Eis uma pequena apresentação de cada andamento:
1.Na terra dos tigres existem duas secções. A 1ª tem um gesto vivo e ágil como um felino. O fraseado é destacado. As madeiras alternam com as cordas. A harpa e as claves pontuam o fraseado. A 2ª secção é uma valsa. Aqui o fraseado é legato. O cantor assume um tom sonhador, como que deslizando em patins num ringue imaginário com as mãos atrás das costas, dando impulsos ora com o pé esquerdo, ora com o pé direito ao ritmo do pêndulo ternário.
2.Traça, é um andamento lânguido. Quis assim representar a vida secreta da traça, com as suas melancolias, com os seus segredos, com os seus temores. A música atinge o clímax precisamente quando o texto canta que a traça “à solta não sobrevive, sufoca com o ar livre”: que bela metáfora dos tempos modernos!
3.A carocha tem uma vitalidade singular. A orquestra ora está em pontas, ora está em chamas. O cantor debita um texto altamente rítmico em rápida declamação. Por vezes ergue-se num registo de cobra capelo até ao dó sobre agudo. Outras vezes sussurra no registo grave sobre pedais obsessivas da harmonia. Toda esta energia se contrai, se expande, se difunde e, finalmente, se projecta num desenho ostinato de marimba perdendosi, qual cão fugindo a ganir, ao longe.
4.O fax do papagaio é o eixo nevrálgico da peça. A música é inicialmente enigmática, com as sonoridades sulfúricas e lunares dos tons inteiros. Progressivamente, vai ganhando ternura, tornando-se afectuosa em suaves vórtices, atingindo um arroubo de paixão quando o papagaio, sofrendo dos males de amor, se declara à arara. Prezo a volatilidade deste poema: nuvens soltas, clara lua, aurora...
5.O gafanhoto é um andantino espressivo com melodias rasgadas em arcos generosos de grande âmbito e plenas de luminosidade. O gesto é mimoso e molto cantabile. A história deste gafanhoto tem enlevo e a sua cadência, bem portuguesa, inspira distância, tempo antigo e saudade.

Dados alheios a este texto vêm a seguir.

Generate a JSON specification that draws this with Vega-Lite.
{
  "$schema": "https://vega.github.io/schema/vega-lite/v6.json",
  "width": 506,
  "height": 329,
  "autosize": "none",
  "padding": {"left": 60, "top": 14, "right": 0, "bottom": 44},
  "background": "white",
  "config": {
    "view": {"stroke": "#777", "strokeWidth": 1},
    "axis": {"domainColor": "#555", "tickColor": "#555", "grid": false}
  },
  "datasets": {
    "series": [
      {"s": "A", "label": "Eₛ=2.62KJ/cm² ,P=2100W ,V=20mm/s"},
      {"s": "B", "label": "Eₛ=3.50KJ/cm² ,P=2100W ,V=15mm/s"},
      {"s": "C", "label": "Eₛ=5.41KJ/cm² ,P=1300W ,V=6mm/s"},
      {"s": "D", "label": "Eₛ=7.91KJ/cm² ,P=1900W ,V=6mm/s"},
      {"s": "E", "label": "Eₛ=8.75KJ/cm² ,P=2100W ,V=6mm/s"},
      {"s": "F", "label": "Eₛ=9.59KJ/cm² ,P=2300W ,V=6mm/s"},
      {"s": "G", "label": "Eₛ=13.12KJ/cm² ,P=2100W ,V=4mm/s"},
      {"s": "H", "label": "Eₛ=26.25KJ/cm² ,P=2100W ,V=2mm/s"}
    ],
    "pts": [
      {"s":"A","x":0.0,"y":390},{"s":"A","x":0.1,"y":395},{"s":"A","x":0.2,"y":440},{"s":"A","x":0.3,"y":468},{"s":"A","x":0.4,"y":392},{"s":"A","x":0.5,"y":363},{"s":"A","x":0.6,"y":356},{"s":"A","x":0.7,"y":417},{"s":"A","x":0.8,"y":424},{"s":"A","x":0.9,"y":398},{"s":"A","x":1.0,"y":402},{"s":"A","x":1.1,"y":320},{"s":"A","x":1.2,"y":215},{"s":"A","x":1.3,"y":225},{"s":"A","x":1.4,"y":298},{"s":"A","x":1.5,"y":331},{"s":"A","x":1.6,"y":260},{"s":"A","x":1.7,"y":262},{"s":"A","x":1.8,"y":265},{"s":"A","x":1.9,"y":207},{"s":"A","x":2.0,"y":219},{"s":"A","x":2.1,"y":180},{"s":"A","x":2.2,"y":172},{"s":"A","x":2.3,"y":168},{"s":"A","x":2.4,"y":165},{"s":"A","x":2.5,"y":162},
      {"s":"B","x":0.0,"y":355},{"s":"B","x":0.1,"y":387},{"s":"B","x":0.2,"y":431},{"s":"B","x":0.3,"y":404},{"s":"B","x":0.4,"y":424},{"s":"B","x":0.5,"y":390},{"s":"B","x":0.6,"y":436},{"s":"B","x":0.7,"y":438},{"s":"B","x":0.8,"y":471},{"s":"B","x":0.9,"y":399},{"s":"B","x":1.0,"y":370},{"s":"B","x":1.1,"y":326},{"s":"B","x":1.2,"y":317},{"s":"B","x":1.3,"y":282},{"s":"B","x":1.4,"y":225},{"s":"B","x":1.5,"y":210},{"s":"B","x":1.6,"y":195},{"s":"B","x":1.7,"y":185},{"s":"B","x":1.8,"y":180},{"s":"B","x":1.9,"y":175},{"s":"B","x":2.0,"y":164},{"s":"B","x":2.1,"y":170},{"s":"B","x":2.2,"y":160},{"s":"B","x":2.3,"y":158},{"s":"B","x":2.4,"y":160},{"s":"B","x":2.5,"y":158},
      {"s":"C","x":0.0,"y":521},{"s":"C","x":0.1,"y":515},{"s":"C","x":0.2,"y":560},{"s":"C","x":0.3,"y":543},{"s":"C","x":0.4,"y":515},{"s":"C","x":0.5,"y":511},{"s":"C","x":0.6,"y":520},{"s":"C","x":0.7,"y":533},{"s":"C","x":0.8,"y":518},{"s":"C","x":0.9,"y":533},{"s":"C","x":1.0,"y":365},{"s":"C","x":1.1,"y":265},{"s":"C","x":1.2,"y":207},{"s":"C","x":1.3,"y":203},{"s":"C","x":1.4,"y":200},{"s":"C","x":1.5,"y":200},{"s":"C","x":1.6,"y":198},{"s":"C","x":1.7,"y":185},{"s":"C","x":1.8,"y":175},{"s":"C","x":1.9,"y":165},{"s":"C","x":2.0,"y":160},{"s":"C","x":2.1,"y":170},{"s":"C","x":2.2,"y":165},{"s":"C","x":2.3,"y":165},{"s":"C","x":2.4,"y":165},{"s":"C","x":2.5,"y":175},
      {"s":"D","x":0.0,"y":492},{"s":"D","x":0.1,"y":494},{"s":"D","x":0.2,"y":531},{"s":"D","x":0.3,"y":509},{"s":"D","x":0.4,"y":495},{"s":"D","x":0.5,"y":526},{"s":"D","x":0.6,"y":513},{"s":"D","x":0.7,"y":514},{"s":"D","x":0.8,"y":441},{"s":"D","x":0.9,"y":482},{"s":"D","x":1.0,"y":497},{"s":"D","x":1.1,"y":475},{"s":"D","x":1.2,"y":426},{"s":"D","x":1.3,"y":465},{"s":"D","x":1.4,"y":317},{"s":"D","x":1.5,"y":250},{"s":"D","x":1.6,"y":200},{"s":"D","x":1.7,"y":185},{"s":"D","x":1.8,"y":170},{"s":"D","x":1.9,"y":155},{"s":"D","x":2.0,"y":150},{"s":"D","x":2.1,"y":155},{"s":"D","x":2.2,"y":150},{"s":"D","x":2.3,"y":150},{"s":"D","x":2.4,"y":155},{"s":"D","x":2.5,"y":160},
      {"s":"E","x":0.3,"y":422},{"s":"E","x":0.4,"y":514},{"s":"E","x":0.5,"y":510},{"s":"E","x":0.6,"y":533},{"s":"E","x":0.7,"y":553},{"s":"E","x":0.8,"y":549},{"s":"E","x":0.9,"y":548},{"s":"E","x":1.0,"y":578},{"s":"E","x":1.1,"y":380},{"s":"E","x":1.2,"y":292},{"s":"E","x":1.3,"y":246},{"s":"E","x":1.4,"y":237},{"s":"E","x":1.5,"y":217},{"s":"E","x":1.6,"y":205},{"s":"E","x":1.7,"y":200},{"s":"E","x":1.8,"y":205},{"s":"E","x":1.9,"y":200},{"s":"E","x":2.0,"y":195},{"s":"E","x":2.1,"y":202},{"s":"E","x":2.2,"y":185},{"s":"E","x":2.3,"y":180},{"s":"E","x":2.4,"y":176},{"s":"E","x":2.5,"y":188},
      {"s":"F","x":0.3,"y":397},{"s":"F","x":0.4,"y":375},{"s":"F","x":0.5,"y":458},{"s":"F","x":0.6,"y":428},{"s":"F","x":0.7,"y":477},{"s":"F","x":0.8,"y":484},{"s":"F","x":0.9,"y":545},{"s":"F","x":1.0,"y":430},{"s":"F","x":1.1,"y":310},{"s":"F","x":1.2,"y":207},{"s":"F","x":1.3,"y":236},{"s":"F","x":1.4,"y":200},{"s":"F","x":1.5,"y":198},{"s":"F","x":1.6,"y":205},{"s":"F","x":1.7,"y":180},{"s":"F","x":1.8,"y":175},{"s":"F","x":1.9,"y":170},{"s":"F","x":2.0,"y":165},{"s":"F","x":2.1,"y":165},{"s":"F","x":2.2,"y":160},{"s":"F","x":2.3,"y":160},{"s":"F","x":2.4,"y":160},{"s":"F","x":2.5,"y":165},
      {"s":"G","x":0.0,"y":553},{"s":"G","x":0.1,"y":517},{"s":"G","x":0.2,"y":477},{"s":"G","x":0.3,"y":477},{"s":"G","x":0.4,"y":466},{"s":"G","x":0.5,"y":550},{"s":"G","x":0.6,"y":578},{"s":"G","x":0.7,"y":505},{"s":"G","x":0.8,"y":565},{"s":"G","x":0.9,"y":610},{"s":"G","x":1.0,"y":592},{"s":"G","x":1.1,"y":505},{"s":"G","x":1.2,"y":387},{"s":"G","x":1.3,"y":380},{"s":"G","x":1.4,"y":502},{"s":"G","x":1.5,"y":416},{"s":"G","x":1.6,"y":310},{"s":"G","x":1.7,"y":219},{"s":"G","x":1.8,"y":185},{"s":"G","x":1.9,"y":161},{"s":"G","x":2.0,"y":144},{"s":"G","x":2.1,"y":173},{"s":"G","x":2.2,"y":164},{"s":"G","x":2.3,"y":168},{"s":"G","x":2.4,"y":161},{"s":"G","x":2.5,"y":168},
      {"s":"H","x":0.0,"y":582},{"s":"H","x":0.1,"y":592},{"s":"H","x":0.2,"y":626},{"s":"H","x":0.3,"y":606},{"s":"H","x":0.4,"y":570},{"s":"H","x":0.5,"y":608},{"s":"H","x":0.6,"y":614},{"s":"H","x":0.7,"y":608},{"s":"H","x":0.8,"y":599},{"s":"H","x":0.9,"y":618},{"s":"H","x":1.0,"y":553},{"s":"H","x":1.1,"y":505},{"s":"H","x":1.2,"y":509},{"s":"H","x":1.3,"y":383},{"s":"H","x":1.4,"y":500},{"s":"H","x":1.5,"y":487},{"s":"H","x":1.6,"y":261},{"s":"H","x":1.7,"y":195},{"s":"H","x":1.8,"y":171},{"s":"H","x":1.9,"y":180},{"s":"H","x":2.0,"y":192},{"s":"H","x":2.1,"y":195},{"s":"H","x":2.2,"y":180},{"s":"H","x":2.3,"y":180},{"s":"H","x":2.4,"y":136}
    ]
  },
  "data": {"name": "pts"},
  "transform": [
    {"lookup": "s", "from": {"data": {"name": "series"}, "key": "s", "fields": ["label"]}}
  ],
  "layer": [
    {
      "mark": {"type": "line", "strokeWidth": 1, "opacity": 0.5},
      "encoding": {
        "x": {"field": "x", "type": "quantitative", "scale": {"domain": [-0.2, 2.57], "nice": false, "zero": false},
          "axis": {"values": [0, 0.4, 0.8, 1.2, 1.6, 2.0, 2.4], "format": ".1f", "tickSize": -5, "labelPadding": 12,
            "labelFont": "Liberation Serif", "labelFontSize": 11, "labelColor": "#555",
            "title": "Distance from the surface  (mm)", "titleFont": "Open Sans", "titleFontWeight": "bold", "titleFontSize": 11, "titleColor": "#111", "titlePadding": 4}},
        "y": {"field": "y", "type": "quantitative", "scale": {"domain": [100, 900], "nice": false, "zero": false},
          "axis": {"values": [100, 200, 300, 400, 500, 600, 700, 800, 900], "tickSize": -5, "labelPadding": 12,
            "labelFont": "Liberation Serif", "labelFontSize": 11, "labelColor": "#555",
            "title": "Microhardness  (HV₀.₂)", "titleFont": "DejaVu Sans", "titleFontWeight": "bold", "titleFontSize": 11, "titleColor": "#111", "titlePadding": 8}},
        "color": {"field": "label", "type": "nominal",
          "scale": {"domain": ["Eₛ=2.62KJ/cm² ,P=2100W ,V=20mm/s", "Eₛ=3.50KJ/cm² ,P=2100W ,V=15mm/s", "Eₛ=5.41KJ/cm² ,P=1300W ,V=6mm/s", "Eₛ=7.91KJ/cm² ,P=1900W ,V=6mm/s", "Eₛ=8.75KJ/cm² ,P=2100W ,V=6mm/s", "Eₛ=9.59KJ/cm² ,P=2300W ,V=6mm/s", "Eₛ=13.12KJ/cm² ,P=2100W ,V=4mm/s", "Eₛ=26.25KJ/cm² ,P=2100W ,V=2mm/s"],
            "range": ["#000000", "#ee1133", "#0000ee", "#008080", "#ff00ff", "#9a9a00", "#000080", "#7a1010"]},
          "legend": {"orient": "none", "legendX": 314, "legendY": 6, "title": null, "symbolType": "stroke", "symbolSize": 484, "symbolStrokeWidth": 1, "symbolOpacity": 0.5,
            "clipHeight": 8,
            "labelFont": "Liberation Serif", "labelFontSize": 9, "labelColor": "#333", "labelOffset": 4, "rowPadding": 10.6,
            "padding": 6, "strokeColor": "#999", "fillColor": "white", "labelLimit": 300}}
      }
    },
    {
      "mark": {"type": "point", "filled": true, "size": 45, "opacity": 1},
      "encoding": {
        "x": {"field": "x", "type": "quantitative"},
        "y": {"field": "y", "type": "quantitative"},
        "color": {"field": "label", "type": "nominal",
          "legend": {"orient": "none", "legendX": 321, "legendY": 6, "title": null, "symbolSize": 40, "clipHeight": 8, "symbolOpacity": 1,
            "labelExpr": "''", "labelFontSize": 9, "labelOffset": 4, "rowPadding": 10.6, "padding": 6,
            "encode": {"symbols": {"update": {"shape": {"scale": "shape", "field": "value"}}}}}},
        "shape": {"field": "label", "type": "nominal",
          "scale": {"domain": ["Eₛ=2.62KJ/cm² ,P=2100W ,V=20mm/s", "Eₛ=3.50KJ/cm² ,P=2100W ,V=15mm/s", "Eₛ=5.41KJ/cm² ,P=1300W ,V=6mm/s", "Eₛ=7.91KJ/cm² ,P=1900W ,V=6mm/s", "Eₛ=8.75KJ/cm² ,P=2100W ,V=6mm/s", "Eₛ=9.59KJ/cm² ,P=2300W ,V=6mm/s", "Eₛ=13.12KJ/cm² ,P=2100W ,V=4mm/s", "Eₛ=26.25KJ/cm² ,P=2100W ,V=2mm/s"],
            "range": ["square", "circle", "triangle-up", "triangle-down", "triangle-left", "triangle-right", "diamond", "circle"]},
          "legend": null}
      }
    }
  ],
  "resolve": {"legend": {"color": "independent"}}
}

Por isso a música ganha essas cores finais de aguarela, com glissandi hipnóticos na harpa interrompidos por uma cadência triste, num mi menor oblíquo, cinzento e chuvoso.
6.O que faz a minhoca é o meu poema dilecto:
Sem esforço e sem guerra,
Minhoca de anéis suaves
Faz na terra o que no céu
Fazem as aves:
Abre espirais incompletas
Para todo o sempre secretas
É com poesia desta que a criança adivinha o adulto que há em si. Lê, fecha os olhos e eleva-se na experiência redentora que só a poesia sabe dar. A música tenta decantar este estado poético num registo intimista que vai desde a ressonância antiquíssima do canto, com fragrâncias da Beira-Baixa, até às citações tangenciais de Mahler e de Debussy, mestres que iluminam a minha vida.
7.O crocodilo: tal como no 1º número, há uma alternância entre uma secção viva e toda lampeira, como o intrépido rapaz que andava a nadar no rio Nilo, sem medo de crocodilos, e uma secção em tempo de valsa, cheia de galhardia. O boomerang está a chegar ao fim. Mas antes disso o rapaz dá a volta ao crocodilo, perguntando-lhe num egípcio imaginário se sabe nadar em marcha-atrás: “Claro que sei, meu rapaz!”, disse o crocodilo às arrecuas.
E cada um segue o seu caminho nas mansas águas do Nilo. Fim.